If it wasn’t already patently obvious, the process doesn’t end for Ginn when he sends his players off to college.

“Right now, I have to talk to Troy, Ted, Donte, Jamario, Curtis Terry, Pierre Woods…This is an ongoing process. When you get involved with children and then think you can take some time off… Never. Then I have 105 at Glenville. I’m talking about my kids because I get up every day ready to do something. Every day. Whether it be a kid in college, a kid out of college, a kid that is married, a kid who a freshman or an eighth grader – this is a daily business if you are doing it the right way. I have the problem now – my situation changes from coaching Troy, Ted, Donte Whitner in high school to coaching in college and after college. I’m still coaching. It doesn’t stop. We’re not talking about grown men. We keep saying they are grown, but (they’re not).”

In order to help that process Ginn makes the attempt to keep in touch with the colleges where his players – his kids – have signed a letter of intent.

“I try to stay close with every staff where my kids are at," Ginn said. "Somewhere down the line I will pick up the phone and say to them, ‘This is what I think. I’m telling you how he is, how to coach him up.’ Whether they do it or not, that’s them, but I try to keep a communication line.”

Again, maybe this is a red flag for some who don’t know him, and they may be tempted to ask, ‘Is this one of those proverbial coaches who meddles?’ After all, those who are convinced of the rightness and even righteousness of their actions often fall in that category. They, through their own success, can often come to believe they have the answers, all the answers, and are the only one with the right answers.

For any who are concerned, that’s not Ted Ginn, Sr.
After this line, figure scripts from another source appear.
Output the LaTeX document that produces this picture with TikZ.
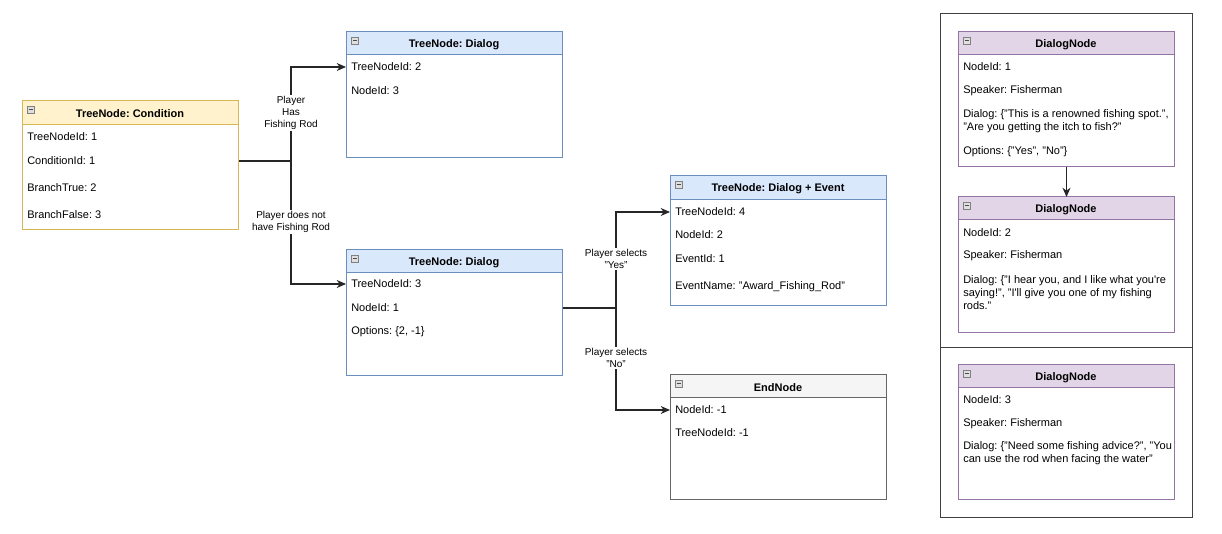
\documentclass[tikz,border=0pt]{standalone}
\usepackage{fontspec}
\setmainfont{Liberation Sans}
\usetikzlibrary{arrows.meta}
\definecolor{condfill}{HTML}{FFF2CC}
\definecolor{conddraw}{HTML}{D6B656}
\definecolor{dlgfill}{HTML}{DAE8FC}
\definecolor{dlgdraw}{HTML}{6C8EBF}
\definecolor{endfill}{HTML}{F5F5F5}
\definecolor{enddraw}{HTML}{666666}
\definecolor{dnfill}{HTML}{E1D5E7}
\definecolor{dndraw}{HTML}{9673A6}
\frenchspacing
\tikzset{
  rowtext/.style={anchor=west, inner xsep=3.75pt, inner ysep=0pt, align=left, font=\fontsize{8.25}{9.75}\selectfont},
  boxtitle/.style={inner sep=0pt, font=\fontsize{8.25}{9.75}\selectfont\bfseries},
  edgelabel/.style={fill=white, inner sep=1pt, align=center, font=\fontsize{7.5}{9}\selectfont},
  conn/.style={draw=black!85, line width=0.8pt, -{Stealth[length=7pt,width=6pt]}},
  wire/.style={draw=black!85, line width=0.8pt}
}
% box: name, x1, y1, x2, y2, header bottom, colour prefix, title
\newcommand{\umlbox}[8]{
  \node[draw=#7draw, fill=white, line width=0.75pt, inner sep=0pt, anchor=north west,
    minimum width={(#4-#2)*0.75pt}, minimum height={(#5-#3)*0.75pt}] (#1) at (#2,#3) {};
  \draw[fill=#7fill, draw=#7draw, line width=0.75pt] (#2,#3) rectangle (#4,#6);
  \node[boxtitle] (#1title) at ({(#2+#4)/2},{(#3+#6)/2+1}) {#8};
  \draw[fill=gray!25, draw=gray, line width=0.5pt] (#2+5,#3+5) rectangle (#2+12,#3+12);
  \draw[black!70, line width=0.75pt] (#2+6.5,#3+8.5) -- (#2+10.5,#3+8.5);
}
\newcommand{\fieldrow}[4]{\node[rowtext] (#1) at (#2,#3) {#4};}

\begin{document}
\begin{tikzpicture}[x=0.75pt, y=-0.75pt]
\useasboundingbox (0,0) rectangle (1222,534);
% condition node
\umlbox{cond}{22}{101}{238}{229}{125}{cond}{TreeNode: Condition}
\fieldrow{ctn}{22}{137}{TreeNodeId: 1}
\fieldrow{ccid}{22}{161}{ConditionId: 1}
\fieldrow{cbt}{22}{188}{BranchTrue: 2}
\fieldrow{cbf}{22}{215}{BranchFalse: 3}
% dialog nodes
\umlbox{dlga}{346}{32}{562}{157}{55}{dlg}{TreeNode: Dialog}
\fieldrow{atn}{346}{67}{TreeNodeId: 2}
\fieldrow{anid}{346}{91}{NodeId: 3}
\umlbox{dlgb}{346}{250}{562}{375}{273}{dlg}{TreeNode: Dialog}
\fieldrow{btn}{346}{284}{TreeNodeId: 3}
\fieldrow{bnid}{346}{308}{NodeId: 1}
\fieldrow{bopt}{346}{332}{Options: \{2, -1\}}
% dialog + event node
\umlbox{evt}{670}{176}{886}{305}{200}{dlg}{TreeNode: Dialog + Event}
\fieldrow{etn}{670}{212}{TreeNodeId: 4}
\fieldrow{enid}{670}{235}{NodeId: 2}
\fieldrow{eeid}{670}{259}{EventId: 1}
\fieldrow{ename}{670}{287}{EventName: "Award\_Fishing\_Rod"}
% end node
\umlbox{endn}{670}{375}{886}{499}{398}{end}{EndNode}
\fieldrow{xnid}{670}{410}{NodeId: -1}
\fieldrow{xtn}{670}{433}{TreeNodeId: -1}
% connectors
\coordinate (split1) at (291,161);
\coordinate (split2) at (616,308);
\draw[wire] (ccid.west -| cond.east) -- (split1);
\draw[conn] (split1) |- (atn.west);
\draw[conn] (split1) |- (btn.west);
\draw[wire] (bnid.west -| dlgb.east) -- (split2);
\draw[conn] (split2) |- (etn.west);
\draw[conn] (split2) |- (xnid.west);
\node[edgelabel] (lblhas) at (291,113) {Player\\Has\\Fishing Rod};
\node[edgelabel] (lblnot) at (291,222) {Player does not\\have Fishing Rod};
\node[edgelabel] (lblyes) at (616,259) {Player selects\\"Yes"};
\node[edgelabel] (lblno) at (616,358) {Player selects\\"No"};
% dialog frame
\draw[draw=black!75, line width=0.75pt] (940,14) rectangle (1192,518);
\draw[draw=black!75, line width=0.75pt] (940,348) -- (1192,348);
\umlbox{dn1}{958}{32}{1174}{166}{55}{dn}{DialogNode}
\fieldrow{d1nid}{958}{67}{NodeId: 1}
\fieldrow{d1spk}{958}{91}{Speaker: Fisherman}
\fieldrow{d1dlg}{958}{121.5}{Dialog: \{"This is a renowned fishing spot.",\\"Are you getting the itch to fish?"}
\fieldrow{d1opt}{958}{152}{Options: \{"Yes", "No"\}}
\umlbox{dn2}{958}{197}{1174}{332}{220}{dn}{DialogNode}
\fieldrow{d2nid}{958}{233}{NodeId: 2}
\fieldrow{d2spk}{958}{256}{Speaker: Fisherman}
\fieldrow{d2dlg}{958}{292.5}{Dialog: \{"I hear you, and I like what you\textquotesingle re\\saying!", "I\textquotesingle ll give you one of my fishing\\rods."}
\umlbox{dn3}{958}{365}{1174}{499}{388}{dn}{DialogNode}
\fieldrow{d3nid}{958}{400}{NodeId: 3}
\fieldrow{d3spk}{958}{424}{Speaker: Fisherman}
\fieldrow{d3dlg}{958}{453.5}{Dialog: \{"Need some fishing advice?", "You\\can use the rod when facing the water"}
\draw[conn] (dn1) -- (dn2);
\end{tikzpicture}
\end{document}
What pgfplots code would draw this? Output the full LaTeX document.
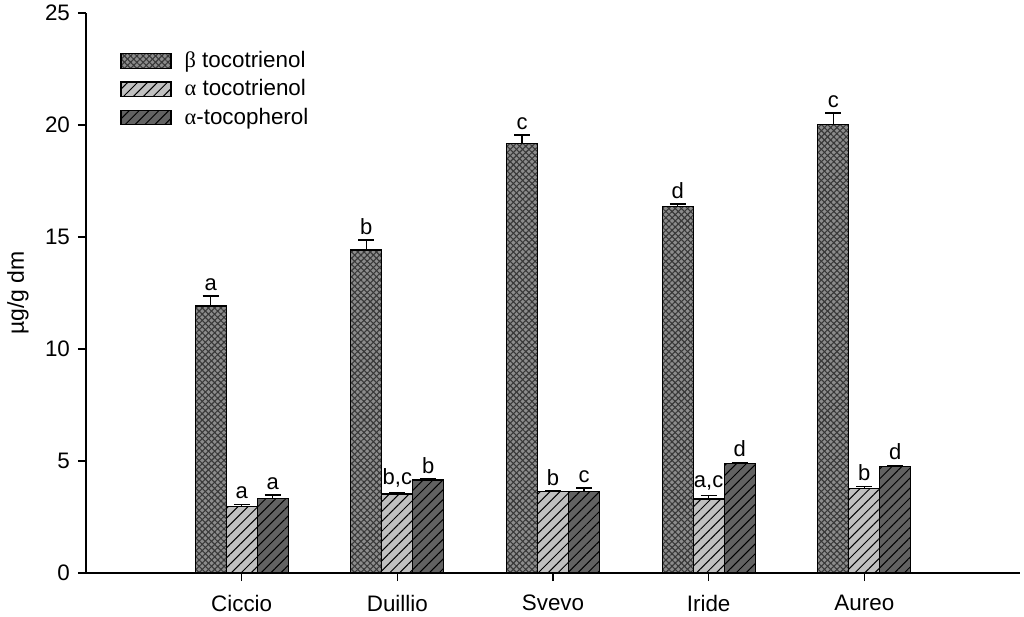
\documentclass[border=0pt]{standalone}
\usepackage{fontspec}
\setmainfont{Liberation Sans}
\newfontfamily\grk{Liberation Serif}
\usepackage{pgfplots}
\pgfplotsset{compat=1.18}
\usepackage{pgfplotstable}
\usetikzlibrary{patterns,patterns.meta}

\definecolor{betafill}{HTML}{8C8C8C}
\definecolor{betadots}{HTML}{383838}
\definecolor{lightbar}{HTML}{C0C0C0}
\definecolor{darkbar}{HTML}{626262}

% x  mean  err  letter
\pgfplotstableread{
x y ey lab
1 11.92 0.45 a
2 14.42 0.45 b
3 19.18 0.37 c
4 16.37 0.10 d
5 20.04 0.50 c
}\betatoco
\pgfplotstableread{
x y ey lab
1 2.96 0.10 a
2 3.53 0.04 b,c
3 3.63 0.03 b
4 3.30 0.16 a,c
5 3.78 0.09 b
}\alphatoco
\pgfplotstableread{
x y ey lab
1 3.33 0.15 a
2 4.15 0.05 b
3 3.63 0.17 c
4 4.90 0.04 d
5 4.75 0.05 d
}\alphatocoph

\begin{document}
\begin{tikzpicture}
\begin{axis}[
  scale only axis,
  width=467pt, height=280pt,
  xmin=0, xmax=6,
  ymin=0, ymax=25,
  ytick={0,5,...,25},
  xtick={1,2,3,4,5},
  xticklabels={Ciccio,Duillio,Svevo,Iride,Aureo},
  axis x line*=bottom,
  axis y line*=left,
  axis line style={-, line width=0.7pt},
  tick style={black, line width=0.7pt},
  tick align=outside,
  major tick length=4pt,
  /pgf/number format/assume math mode=true,
  tick label style={font=\fontsize{11.2}{13}\selectfont},
  xticklabel style={yshift=-3.5pt},
  yticklabel style={xshift=-0.5pt},
  ylabel={µg/g dm},
  ylabel style={at={(axis description cs:-0.0728,0.5)}, anchor=center, font=\fontsize{11.5}{13}\selectfont},
  ybar=0pt,
  bar width=15.5pt,
  clip=false,
  error bars/y dir=plus,
  error bars/y explicit,
  error bars/error bar style={black, line width=0.7pt},
  error bars/error mark options={black, line width=0.7pt, mark size=4pt, rotate=90},
  nodes near coords,
  point meta=explicit symbolic,
  visualization depends on={\thisrow{ey} \as \ey},
  every node near coord/.append style={yshift=\ey*11.2pt, anchor=south, inner sep=2.5pt, black, font=\fontsize{11}{13}\selectfont},
  legend image code/.code={\draw[#1] (0pt,-3.6pt) rectangle (25pt,3.6pt);},
  legend style={draw=none, fill=none, at={(axis description cs:0,1)}, anchor=north west,
    xshift=14pt, yshift=-15pt, row sep=0.5pt, column sep=4.5pt, font=\fontsize{11.2}{13}\selectfont},
  legend cell align=left,
]
\addplot[draw=black, line width=0.6pt, fill=betafill,
  postaction={pattern={Lines[angle=45, distance=2.2pt, line width=0.55pt]}, pattern color=betadots},
  postaction={pattern={Lines[angle=-45, distance=2.2pt, line width=0.55pt]}, pattern color=betadots}]
  table[x=x, y=y, y error=ey, meta=lab] {\betatoco};
\addlegendentry{{\grk β} tocotrienol}
\addplot[draw=black, line width=0.6pt, fill=lightbar,
  postaction={pattern={Lines[angle=45, distance=3.5pt, line width=0.5pt]}, pattern color=black}]
  table[x=x, y=y, y error=ey, meta=lab] {\alphatoco};
\addlegendentry{{\grk α} tocotrienol}
\addplot[draw=black, line width=0.6pt, fill=darkbar,
  postaction={pattern={Lines[angle=45, distance=3.5pt, line width=0.5pt]}, pattern color=black}]
  table[x=x, y=y, y error=ey, meta=lab] {\alphatocoph};
\addlegendentry{{\grk α}-tocopherol}
\end{axis}
\pgfresetboundingbox
\path ([xshift=-43pt,yshift=-21.5pt]current axis.south west) rectangle ([xshift=2pt,yshift=6.5pt]current axis.north east);
\end{tikzpicture}
\end{document}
“I’m not trying to tell the coaches what to do; I (just think) every kid has a story," Ginn said. "That story needs to be told to the next person so they can know how to get the maximum out of that kid from the classroom to the field to life. We can’t just drop our kids on people without communicating to the kid and the person you dropped them off to. That’s not coaching but helping them along so the next person will know how to coach them through life. The bottom line to all this – it’s about the kids.”

In the end, Ginn believes, “You have to know your purpose. I’m trying to open up a school to try and control the whole outlook of the kid from the home standpoint to the educational standpoint to the field to the rest of his life. If I don’t stay on Ted or on Troy…they don’t like that, but I have to continue to tell them – one slip up and they are done. Because they are kids and don’t think certain things mean much, but sometimes it is the smallest things that mean the most.”

If every parent (let alone coaches) saw their purpose as clearly and believed as strongly as Ginn – it’s all about the kids, maybe more could agree with the crooning of Louis Armstrong, “what a wonderful world.”